Playtime
Anyone who has watched children play knows the spectacularly creative and subversive ways in which they can use playthings, even "safe" religious ones. The Mennonite kid uses the sweet, puffy figures of the crèche set to stage a bone-crushing, manger-side brawl. The Muslim girl undresses her modestly clothed Fulla doll—marketed as an anti-Barbie and the "moral Muslim choice" for young girls—and lays her on top of a naked boyfriend doll. Many parents have intervened in the make-believe rumble or lovemaking, or wondered whether they should, or at least found it imperative to call the child for dinner.
That's the problem with religious toys, say the authors of Toying with God, a study of religious toys, games and dolls and their connections to commerce, culture, gender, play and ritual. Adults create them to instill values or to pass on traditions—or just to make some money—but once the toys are in the hands of children, there's no telling what will happen. Children are not simply "passive consumers," the authors write. "They are capable of producing meanings of their own—meanings that may surprise, challenge and even undermine the goals of both marketing and parents."

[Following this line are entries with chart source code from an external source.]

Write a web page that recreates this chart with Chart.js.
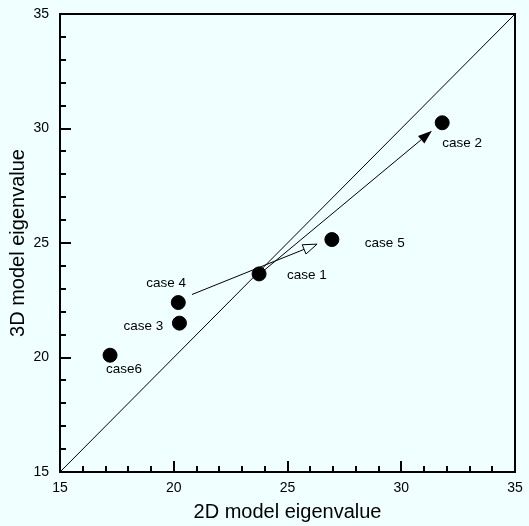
<!DOCTYPE html>
<html>
<head>
<meta charset="utf-8">
<script src="https://cdn.jsdelivr.net/npm/chart.js@4.4.0/dist/chart.umd.min.js"></script>
<style>
    html, body { margin: 0; padding: 0; background: #f0ffff; }
    #wrap { width: 529px; height: 526px; }
</style>
</head>
<body>
<div id="wrap"><canvas id="eigenChart"></canvas></div>
<script>

const caseNames = ["case 1", "case 2", "case 3", "case 4", "case 5", "case6"];
const eig2D = [23.75, 31.8, 20.25, 20.2, 26.95, 17.2];
const eig3D = [23.65, 30.25, 21.5, 22.4, 25.15, 20.1];

const diagonalX = [15, 35];
const diagonalY = [15, 35];

// arrows: from -> to, in data units
const arrowFromX = [23.6, 20.8];
const arrowFromY = [23.5, 22.75];
const arrowToX = [31.35, 26.3];
const arrowToY = [29.9, 24.95];
const arrowHeads = ["solid", "hollow"];

const axisTicks = [15, 20, 25, 30, 35];

// label placement relative to the dot (px)
const labelOffsets = [[28, 1], [0, 21], [-56, 3], [-32, -19], [33, 4], [-4, 14]];

const BG = "#f0ffff";
const FONT = "'Liberation Sans', Arial, sans-serif";


function drawArrow(ctx, x0, y0, x1, y1, head) {
    const ang = Math.atan2(y1 - y0, x1 - x0);
    const len = 14, half = 5;
    const bx = x1 - len * Math.cos(ang);
    const by = y1 - len * Math.sin(ang);
    const px = -Math.sin(ang) * half;
    const py = Math.cos(ang) * half;

    ctx.beginPath();
    ctx.moveTo(x0, y0);
    ctx.lineTo(bx, by);
    ctx.stroke();

    ctx.beginPath();
    ctx.moveTo(x1, y1);
    ctx.lineTo(bx + px, by + py);
    ctx.lineTo(bx - px, by - py);
    ctx.closePath();
    if (head === "solid") {
        ctx.fillStyle = "#000";
        ctx.fill();
    } else {
        ctx.fillStyle = BG;
        ctx.fill();
        ctx.stroke();
    }
}

// fixed scale boxes so the plot area lands where the original has it
function fixBox(size) {
    return s => {
        if (s.isHorizontal()) s.height = size; else s.width = size;
        s.paddingTop = 0;
        s.paddingBottom = 0;
        s.paddingLeft = 0;
        s.paddingRight = 0;
    };
}


const extras = {
    id: "extras",
    beforeDraw(chart) {
        const ctx = chart.ctx;
        ctx.save();
        ctx.fillStyle = BG;
        ctx.fillRect(0, 0, chart.width, chart.height);
        ctx.restore();
    },
    afterDatasetsDraw(chart) {
        const ctx = chart.ctx;
        const xs = chart.scales.x;
        const ys = chart.scales.y;
        ctx.save();
        ctx.strokeStyle = "#000";
        ctx.lineWidth = 1;
        arrowFromX.forEach((_, i) => {
            drawArrow(ctx,
                xs.getPixelForValue(arrowFromX[i]), ys.getPixelForValue(arrowFromY[i]),
                xs.getPixelForValue(arrowToX[i]), ys.getPixelForValue(arrowToY[i]),
                arrowHeads[i]);
        });

        ctx.fillStyle = "#000";
        ctx.font = "13.5px " + FONT;
        ctx.textAlign = "left";
        ctx.textBaseline = "middle";
        caseNames.forEach((name, i) => {
            const px = xs.getPixelForValue(eig2D[i]);
            const py = ys.getPixelForValue(eig3D[i]);
            ctx.fillText(name, px + labelOffsets[i][0], py + labelOffsets[i][1]);
        });
        ctx.restore();
    },
    afterDraw(chart) {
        const ctx = chart.ctx;
        const a = chart.chartArea;
        const xs = chart.scales.x;
        const ys = chart.scales.y;
        ctx.save();
        ctx.strokeStyle = "#000";
        ctx.lineWidth = 2;
        ctx.strokeRect(a.left, a.top, a.right - a.left, a.bottom - a.top);

        // inward ticks, minor every 1
        ctx.beginPath();
        for (let v = 15; v <= 35; v++) {
            const major = v % 5 === 0;
            const len = major ? 11 : 6;
            const x = Math.round(xs.getPixelForValue(v));
            ctx.moveTo(x, a.bottom);
            ctx.lineTo(x, a.bottom - len);
            const y = Math.round(ys.getPixelForValue(v));
            ctx.moveTo(a.left, y);
            ctx.lineTo(a.left + len, y);
        }
        ctx.stroke();
        ctx.restore();
    }
};


new Chart(document.querySelector("#eigenChart"), {
    type: "scatter",
    data: {
        datasets: [
            {
                type: "line",
                data: diagonalX.map((x, i) => ({ x, y: diagonalY[i] })),
                borderColor: "#000",
                borderWidth: 1,
                pointRadius: 0,
                fill: false
            },
            {
                data: eig2D.map((x, i) => ({ x, y: eig3D[i] })),
                backgroundColor: "#000",
                borderColor: "#000",
                pointRadius: 7
            }
        ]
    },
    options: {
        responsive: true,
        maintainAspectRatio: false,
        animation: false,
        layout: { autoPadding: false, padding: { top: 14, right: 14, left: 0, bottom: 0 } },
        plugins: {
            legend: { display: false },
            tooltip: { enabled: false }
        },
        scales: {
            x: {
                type: "linear",
                min: 15,
                max: 35,
                afterBuildTicks: s => { s.ticks = axisTicks.map(v => ({ value: v })); },
                afterFit: fixBox(54),
                grid: { display: false, drawTicks: false },
                border: { display: false },
                ticks: {
                    padding: 8,
                    color: "#000",
                    maxRotation: 0,
                    autoSkip: false,
                    font: { size: 14, family: FONT }
                },
                title: {
                    display: true,
                    text: "2D model eigenvalue",
                    color: "#000",
                    font: { size: 20, family: FONT },
                    padding: { top: 0, bottom: 2 }
                }
            },
            y: {
                type: "linear",
                min: 15,
                max: 35,
                afterBuildTicks: s => { s.ticks = axisTicks.map(v => ({ value: v })); },
                afterFit: fixBox(60),
                grid: { display: false, drawTicks: false },
                border: { display: false },
                ticks: {
                    padding: 11,
                    color: "#000",
                    autoSkip: false,
                    font: { size: 14, family: FONT }
                },
                title: {
                    display: true,
                    text: "3D model eigenvalue",
                    color: "#000",
                    font: { size: 20, family: FONT },
                    padding: { top: 6, bottom: 0 }
                }
            }
        }
    },
    plugins: [extras]
});
</script>
</body>
</html>
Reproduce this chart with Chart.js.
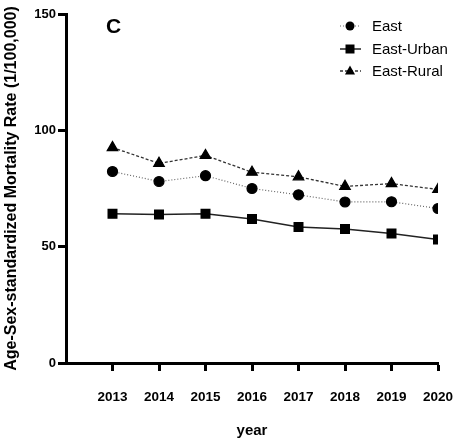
<!DOCTYPE html>
<html>
<head>
<meta charset="utf-8">
<script src="https://cdn.jsdelivr.net/npm/chart.js@4.4.0/dist/chart.umd.min.js"></script>
<style>
    html, body { margin: 0; padding: 0; background: #fff; }
    canvas { display: block; }
</style>
</head>
<body>
<canvas id="chart" width="457" height="444"></canvas>
<script>
const years = [2013, 2014, 2015, 2016, 2017, 2018, 2019, 2020];
const east = [82.3, 78.0, 80.5, 75.0, 72.3, 69.2, 69.3, 66.4];
const eastUrban = [64.1, 63.8, 64.1, 61.9, 58.5, 57.6, 55.7, 53.1];
const eastRural = [92.6, 85.8, 89.2, 82.0, 80.0, 75.9, 77.1, 74.6];
const yTicks = [0, 50, 100, 150];

const toPoints = (vals) => vals.map((v, i) => ({ x: years[i], y: v }));

const font = 'Liberation Sans, Arial, sans-serif';

// "C" panel letter and the line+marker legend
const extras = {
    id: 'extras',
    afterDraw: function (chart) {
        const ctx = chart.ctx;
        ctx.save();
        ctx.fillStyle = '#000';
        ctx.font = 'bold 21px ' + font;
        ctx.textBaseline = 'alphabetic';
        ctx.fillText('C', 106, 33);

        const rows = [26, 49, 71];
        chart.data.datasets.forEach((ds, i) => {
            const y = rows[i];
            ctx.strokeStyle = ds.borderColor;
            ctx.lineWidth = ds.borderWidth;
            ctx.setLineDash(ds.borderDash || []);
            ctx.beginPath();
            ctx.moveTo(340, y);
            ctx.lineTo(361, y);
            ctx.stroke();
            ctx.setLineDash([]);
            ctx.fillStyle = '#000';
            const r = 4.5;
            ctx.beginPath();
            if (ds.pointStyle === 'circle') {
                ctx.arc(350, y, r, 0, Math.PI * 2);
            } else if (ds.pointStyle === 'rect') {
                ctx.rect(350 - r, y - r, r * 2, r * 2);
            } else {
                ctx.moveTo(350, y - r - 1);
                ctx.lineTo(350 + r + 0.5, y + r - 1);
                ctx.lineTo(350 - r - 0.5, y + r - 1);
                ctx.closePath();
            }
            ctx.fill();
            ctx.font = '15px ' + font;
            ctx.textBaseline = 'middle';
            ctx.fillText(ds.label, 372, y + 1);
        });
        ctx.restore();
    }
};

new Chart(document.getElementById('chart'), {
    type: 'line',
    data: {
        datasets: [{
            label: 'East',
            data: toPoints(east),
            borderColor: '#666',
            borderWidth: 1.2,
            borderDash: [1, 2],
            pointStyle: 'circle',
            pointRadius: 5,
            pointBackgroundColor: '#000',
            pointBorderColor: '#000'
        }, {
            label: 'East-Urban',
            data: toPoints(eastUrban),
            borderColor: '#222',
            borderWidth: 1.5,
            pointStyle: 'rect',
            pointRadius: 6,
            pointBackgroundColor: '#000',
            pointBorderColor: '#000'
        }, {
            label: 'East-Rural',
            data: toPoints(eastRural),
            borderColor: '#333',
            borderWidth: 1.3,
            borderDash: [3, 2],
            pointStyle: 'triangle',
            pointRadius: 6,
            pointBackgroundColor: '#000',
            pointBorderColor: '#000'
        }]
    },
    options: {
        responsive: false,
        animation: false,
        devicePixelRatio: 1,
        layout: { padding: { top: 14, right: 19, left: 0, bottom: 0 } },
        plugins: {
            legend: { display: false },
            tooltip: { enabled: false }
        },
        scales: {
            x: {
                type: 'linear',
                min: 2012,
                max: 2020,
                afterBuildTicks: function (scale) {
                    scale.ticks = years.map(v => ({ value: v }));
                },
                afterFit: function (scale) {
                    scale.height = 81;
                    scale.paddingLeft = 0;
                    scale.paddingRight = 0;
                },
                grid: { drawOnChartArea: false, tickLength: 8, tickWidth: 3, tickColor: '#000' },
                border: { color: '#000', width: 3 },
                ticks: {
                    color: '#000',
                    padding: 18,
                    maxRotation: 0,
                    autoSkip: false,
                    font: { family: font, size: 13.5, weight: 'bold' },
                    callback: v => String(v)
                },
                title: {
                    display: true,
                    text: 'year',
                    color: '#000',
                    padding: { top: 14 },
                    font: { family: font, size: 15, weight: 'bold' }
                }
            },
            y: {
                min: 0,
                max: 150,
                afterBuildTicks: function (scale) {
                    scale.ticks = yTicks.map(v => ({ value: v }));
                },
                afterFit: function (scale) {
                    scale.width = 66;
                    scale.paddingTop = 0;
                    scale.paddingBottom = 0;
                },
                grid: { drawOnChartArea: false, tickLength: 8, tickWidth: 3, tickColor: '#000' },
                border: { color: '#000', width: 3 },
                ticks: {
                    color: '#000',
                    padding: 2,
                    autoSkip: false,
                    font: { family: font, size: 13, weight: 'bold' }
                },
                title: {
                    display: true,
                    text: 'Age-Sex-standardized Mortality Rate (1/100,000)',
                    color: '#000',
                    padding: { top: 2, bottom: 4 },
                    font: { family: font, size: 16, weight: 'bold' }
                }
            }
        }
    },
    plugins: [extras]
});
</script>
</body>
</html>
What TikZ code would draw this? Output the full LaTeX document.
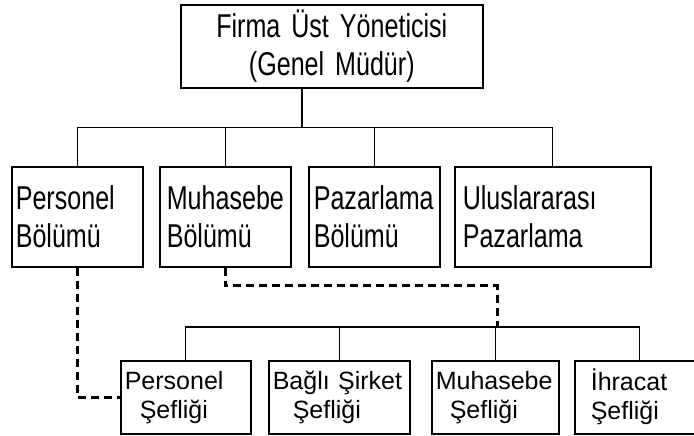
\documentclass[tikz,border=0pt]{standalone}
\usepackage{fontspec}
\setmainfont{Liberation Sans}
\newfontfamily\tallfont{Liberation Sans}[FakeStretch=0.76]
\usetikzlibrary{positioning}
\tikzset{
    topbox/.style={draw=black, line width=1.6pt, anchor=north west, inner sep=0pt,
        minimum width=302pt, minimum height=83pt, text width=290pt, align=center,
        font=\tallfont\fontsize{33}{38}\selectfont},
    unitbox/.style={draw=black, line width=1.6pt, anchor=north west, inner ysep=0pt,
        minimum height=100pt, align=left, font=\tallfont\fontsize{33}{38}\selectfont},
    chiefbox/.style={draw=black, line width=1.6pt, anchor=north west, inner ysep=0pt,
        minimum height=73pt, align=left, font=\fontsize{25}{29}\selectfont},
    link/.style={draw=black, line width=1.2pt},
    staffline/.style={draw=black, line width=3pt, dash pattern=on 8pt off 5pt},
}
\begin{document}
\begin{tikzpicture}[x=1pt, y=-1pt]
    \useasboundingbox (0,0) rectangle (694,436);
    % general manager
    \node[topbox] (gm) at (180,4) {Firma Üst Yöneticisi\\(Genel Müdür)};
    % departments
    \node[unitbox, inner xsep=4pt, text width=123pt] (pers) at (11,166) {Personel\\Bölümü};
    \node[unitbox, inner xsep=7pt, text width=117pt] (muh) at (159,166) {Muhasebe\\Bölümü};
    \node[unitbox, inner xsep=5pt, text width=121pt] (paz) at (308,166) {Pazarlama\\Bölümü};
    \node[unitbox, inner xsep=8pt, text width=180pt] (intl) at (454,166) {Uluslararası\\Pazarlama};
    % chiefs
    \node[chiefbox, inner xsep=4pt, text width=122pt] (pchief) at (120,360) {Personel\\\hspace*{15pt}Şefliği};
    \node[chiefbox, inner xsep=4pt, text width=133pt] (bchief) at (268,360) {Bağlı Şirket\\\hspace*{20pt}Şefliği};
    \node[chiefbox, inner xsep=4pt, text width=119pt] (mchief) at (431,360) {Muhasebe\\\hspace*{14pt}Şefliği};
    \node[chiefbox, inner xsep=16pt, text width=98pt] (echief) at (574,360) {İhracat\\Şefliği};
    % solid lines
    \draw[link] ([xshift=122pt]gm.south west) -- ++(0,39) coordinate (busA);
    \foreach \n in {pers,muh,paz,intl}
        \draw[link] (\n.north) |- (busA);
    \coordinate (busB) at (497,327);
    \foreach \n in {pchief,bchief,mchief,echief}
        \draw[link] (\n.north) |- (busB);
    % dashed lines
    \draw[staffline] (pers.south) |- (pchief.west);
    \draw[staffline] (muh.south) -- ++(0,18) -| (busB);
\end{tikzpicture}
\end{document}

And that's a good thing, Nikki Bado-Fralick and Rebecca Sachs Norris would say. Professors of religious studies at Iowa State University and Merrimack College, respectively, Bado-Fralick and Norris roundly criticize idealized religious play such as that portrayed on the website of one Christian toy manufacturer: Dad is reading the David and Goliath story from the Bible, and Mom is holding a talking David doll. Mom then asks, "How do you think that David answered Goliath? Let's push the button and find out what happens next." "There is still some question of whether play is still play when it is imposed by adults with didactic, edifying, or moralizing aims," the authors write. "Religion can embrace fun, but can fun withstand control?"